Data shown.
--
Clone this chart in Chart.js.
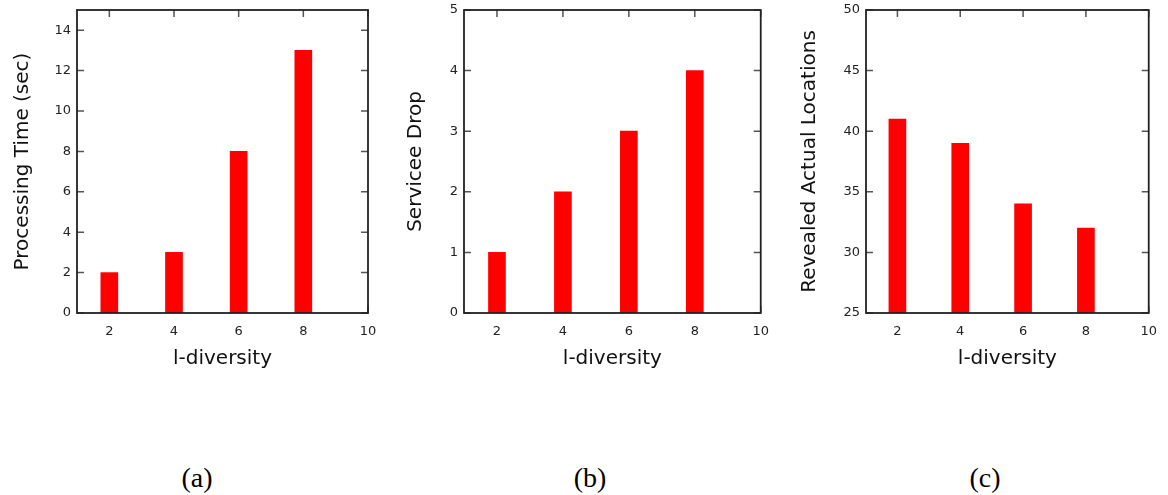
<!DOCTYPE html>
<html>
<head>
<meta charset="utf-8">
<script src="https://cdn.jsdelivr.net/npm/chart.js@4.4.0/dist/chart.umd.min.js"></script>
<style>
  body { margin: 0; background: #fff; width: 1168px; height: 495px; position: relative; overflow: hidden; }
  .panel { position: absolute; top: 0; height: 380px; }
  .caption { position: absolute; top: 462px; font-family: "Liberation Serif", serif; font-size: 28px; color: #000; transform: translateX(-50%); }
</style>
</head>
<body>
<div class="panel" style="left:0;width:390px"><canvas id="chartA"></canvas></div>
<div class="panel" style="left:390px;width:390px"><canvas id="chartB"></canvas></div>
<div class="panel" style="left:780px;width:388px"><canvas id="chartC"></canvas></div>
<div class="caption" style="left:197px">(a)</div>
<div class="caption" style="left:590px">(b)</div>
<div class="caption" style="left:985px">(c)</div>
<script>
// l-diversity 값과 각 패널 데이터
const lDiversity = [2, 4, 6, 8];
const xTicks = [2, 4, 6, 8, 10];

const processingTime = [2, 3, 8, 13];
const serviceeDrop = [1, 2, 3, 4];
const revealedLocations = [41, 39, 34, 32];

const timeTicks = [0, 2, 4, 6, 8, 10, 12, 14];
const dropTicks = [0, 1, 2, 3, 4, 5];
const revealedTicks = [25, 30, 35, 40, 45, 50];

// 안쪽 눈금 + 테두리 (gnuplot 스타일)
const frameTicks = {
  id: "frameTicks",
  beforeDatasetsDraw(chart) {
    const { ctx, chartArea: a, scales } = chart;
    const len = 7;
    ctx.save();
    ctx.strokeStyle = "#555";
    ctx.lineWidth = 1.5;
    ctx.beginPath();
    scales.y.ticks.forEach((t) => {
      const py = scales.y.getPixelForValue(t.value);
      ctx.moveTo(a.left, py);
      ctx.lineTo(a.left + len, py);
      ctx.moveTo(a.right, py);
      ctx.lineTo(a.right - len, py);
    });
    scales.x.ticks.forEach((t) => {
      const px = scales.x.getPixelForValue(t.value);
      ctx.moveTo(px, a.top);
      ctx.lineTo(px, a.top + len);
      ctx.moveTo(px, a.bottom);
      ctx.lineTo(px, a.bottom - len);
    });
    ctx.stroke();
    ctx.restore();
  },
  afterDatasetsDraw(chart) {
    const { ctx, chartArea: a } = chart;
    ctx.save();
    ctx.strokeStyle = "#222";
    ctx.lineWidth = 1.8;
    ctx.strokeRect(a.left, a.top, a.right - a.left, a.bottom - a.top);
    ctx.restore();
  },
};

function createPanel(id, values, yTicks, yMin, yMax, yTitle, box) {
  const ctx = document.getElementById(id).getContext("2d");
  new Chart(ctx, {
    type: "bar",
    data: {
      datasets: [
        {
          data: lDiversity.map((x, i) => ({ x: x, y: values[i] })),
          backgroundColor: "#ff0000",
          borderWidth: 0,
          barThickness: 17,
        },
      ],
    },
    options: {
      responsive: true,
      maintainAspectRatio: false,
      animation: false,
      layout: {
        padding: { left: 0, right: box.right, top: 10, bottom: 0 },
      },
      plugins: {
        legend: { display: false },
        tooltip: { enabled: false },
      },
      scales: {
        x: {
          type: "linear",
          min: 1,
          max: 10,
          offset: false,
          grid: { display: false, drawTicks: false },
          border: { display: false },
          afterBuildTicks: (s) => {
            s.ticks = xTicks.map((v) => ({ value: v }));
          },
          afterFit: (s) => {
            s.height = 67;
          },
          ticks: {
            color: "#222",
            padding: 11,
            maxRotation: 0,
            font: { family: "DejaVu Sans", size: 13 },
          },
          title: {
            display: true,
            text: "l-diversity",
            color: "#111",
            font: { family: "DejaVu Sans", size: 20 },
            padding: { top: 0, bottom: 9 },
          },
        },
        y: {
          min: yMin,
          max: yMax,
          grid: { display: false, drawTicks: false },
          border: { display: false },
          afterBuildTicks: (s) => {
            s.ticks = yTicks.map((v) => ({ value: v }));
          },
          afterFit: (s) => {
            s.width = box.axis;
            // 위쪽 라벨 여백이 플롯 영역을 밀어내지 않도록
            s.paddingTop = 0;
            s.paddingBottom = 0;
          },
          ticks: {
            color: "#222",
            padding: 6,
            font: { family: "DejaVu Sans", size: 13 },
          },
          title: {
            display: true,
            text: yTitle,
            color: "#111",
            font: { family: "DejaVu Sans", size: 20 },
            padding: { top: box.title, bottom: 0 },
          },
        },
      },
    },
    plugins: [frameTicks],
  });
}

createPanel("chartA", processingTime, timeTicks, 0, 15, "Processing Time (sec)", { axis: 77, right: 22, title: 11 });
createPanel("chartB", serviceeDrop, dropTicks, 0, 5, "Servicee Drop", { axis: 74, right: 18, title: 14 });
createPanel("chartC", revealedLocations, revealedTicks, 25, 50, "Revealed Actual Locations", { axis: 86, right: 12, title: 18 });
</script>
</body>
</html>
--
Given problem.
With the pictures left out, restate word for word every line of the data above, from the first down to the line that contains "const revealedTicks = [25, 30, 35, 40, 45, 50];".

Response to this exercise.
Clone this chart in Chart.js.
<!DOCTYPE html>
<html>
<head>
<meta charset="utf-8">
<script src="https://cdn.jsdelivr.net/npm/chart.js@4.4.0/dist/chart.umd.min.js"></script>
<style>
  body { margin: 0; background: #fff; width: 1168px; height: 495px; position: relative; overflow: hidden; }
  .panel { position: absolute; top: 0; height: 380px; }
  .caption { position: absolute; top: 462px; font-family: "Liberation Serif", serif; font-size: 28px; color: #000; transform: translateX(-50%); }
</style>
</head>
<body>
<div class="panel" style="left:0;width:390px"><canvas id="chartA"></canvas></div>
<div class="panel" style="left:390px;width:390px"><canvas id="chartB"></canvas></div>
<div class="panel" style="left:780px;width:388px"><canvas id="chartC"></canvas></div>
<div class="caption" style="left:197px">(a)</div>
<div class="caption" style="left:590px">(b)</div>
<div class="caption" style="left:985px">(c)</div>
<script>
// l-diversity 값과 각 패널 데이터
const lDiversity = [2, 4, 6, 8];
const xTicks = [2, 4, 6, 8, 10];

const processingTime = [2, 3, 8, 13];
const serviceeDrop = [1, 2, 3, 4];
const revealedLocations = [41, 39, 34, 32];

const timeTicks = [0, 2, 4, 6, 8, 10, 12, 14];
const dropTicks = [0, 1, 2, 3, 4, 5];
const revealedTicks = [25, 30, 35, 40, 45, 50];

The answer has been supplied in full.